Updated 13 November 2023
- The quick ratio indicates how effectively a company can meet its current liabilities.
- The formula is simple: Quick ratio = (Current assets - Current inventory) / Current liabilities
- A 1.50 : 1 quick ratio, also know as 1.5, means that a company has $1.50 of (liquid) current assets to cover ever $1 of its current liabilities.
Quick Ratio Calculator Instructions:
- You'll need your latest set of financials, or you can access your current assets total, inventory total and current liabilities total figures from your online accounting software (i.e. XERO or MYOB).
- Make sure you use the totals, not sub-totals.
- Current assets used in the quick ratio include cash, accounts receivable and cash-based investments but exclude inventory.
- Current liabilities used in the quick ratio include all short-term debt (overdrafts, short-term loans), accounts payable, accrued liabilities (and other provisions) and other immediate debts
- To calculate the quick ratio in seconds, you can subtract inventory and current prepaid assets from current assets, and divide that difference by current liabilities. For example, if the inventory was $50,000, current prepaid assets were $10,000, current assets were $120,000 and current liabilities were $40,000, the quick ratio would be $120,000 - ($50,000 + $10,000) / $40,000, which equals 1.50:1.
- Increase the time it takes to turnover inventory - the faster you sell stock, the higher your bank balance and therefore, the quick ratio will increase.
- Selling off unproductive assets - if the company has income-producing assets that aren't efficient or have stopped producing returns, it's better to sell them and use the cash in working capital.
- Get debtors to pay faster - our debtor guide details how to do this which improves bad debt collections and cash flow.
- Pay current liabilities - the less money you owe, the better the quick ratio. The more debt you can clear as it falls due, the better your business's financial position.
- Decrease drawings - these payments from the business always lower the amount of available cash.

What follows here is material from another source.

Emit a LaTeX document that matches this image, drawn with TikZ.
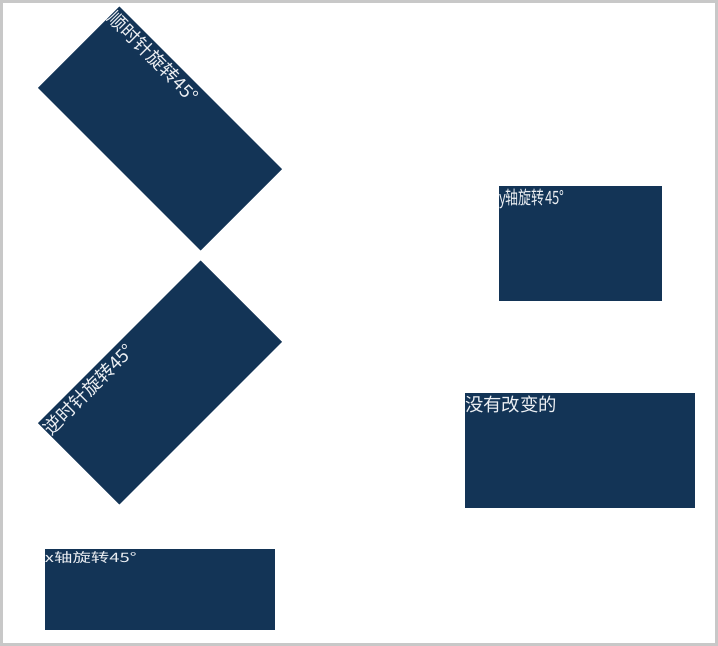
\documentclass[tikz,border=0pt]{standalone}
\usepackage{fontspec}
\newfontfamily\cjk{Noto Sans CJK SC}
\definecolor{boxblue}{RGB}{19,52,86}
\definecolor{labelwhite}{RGB}{236,239,243}
\definecolor{framegray}{RGB}{200,200,200}

\begin{document}
\begin{tikzpicture}[x=0.75pt, y=-0.75pt,
  demobox/.style={fill=boxblue, inner sep=0pt, minimum width=172.5pt, minimum height=86.25pt},
  boxlabel/.style={text=labelwhite, inner xsep=0pt, inner ysep=2.5pt, anchor=north west,
    font=\cjk\fontsize{13.8pt}{16pt}\selectfont}]
  \useasboundingbox (0,0) rectangle (718,646);
  \fill[framegray] (0,0) rectangle (718,646);
  \fill[white] (3,3) rectangle (715,643);

  % rotated boxes
  \node[demobox, rotate=-45] (cw) at (160,128.5) {};
  \node[boxlabel, rotate=-45] (cwlabel) at (cw.north west) {顺时针旋转45°};
  \node[demobox, rotate=45] (ccw) at (160,382.5) {};
  \node[boxlabel, rotate=45] (ccwlabel) at (ccw.north west) {逆时针旋转45°};

  % boxes turned about an axis
  \node[demobox, xscale=0.707] (roty) at (580.5,243) {};
  \node[boxlabel, xscale=0.707] (rotylabel) at (roty.north west) {y轴旋转45°};
  \node[demobox, yscale=0.707] (rotx) at (160,589.5) {};
  \node[boxlabel, yscale=0.707] (rotxlabel) at (rotx.north west) {x轴旋转45°};

  % plain box
  \node[demobox] (plain) at (580,450.5) {};
  \node[boxlabel] (plainlabel) at (plain.north west) {没有改变的};
\end{tikzpicture}
\end{document}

By reducing the amounts, there is more money to meet liabilities and increase the quick ratio.
The quick ratio is more conservative than the current ratio because, by excluding inventory, it only includes current assets that can be converted to cash in less than 90 days. Prepaid assets cannot pay liabilities, so they are excluded as well. While the current ratio indicates the immediate ability of a business to meet its debts, the quick ratio goes further by excluding any asset that can't be immediately converted into cash to pay debts.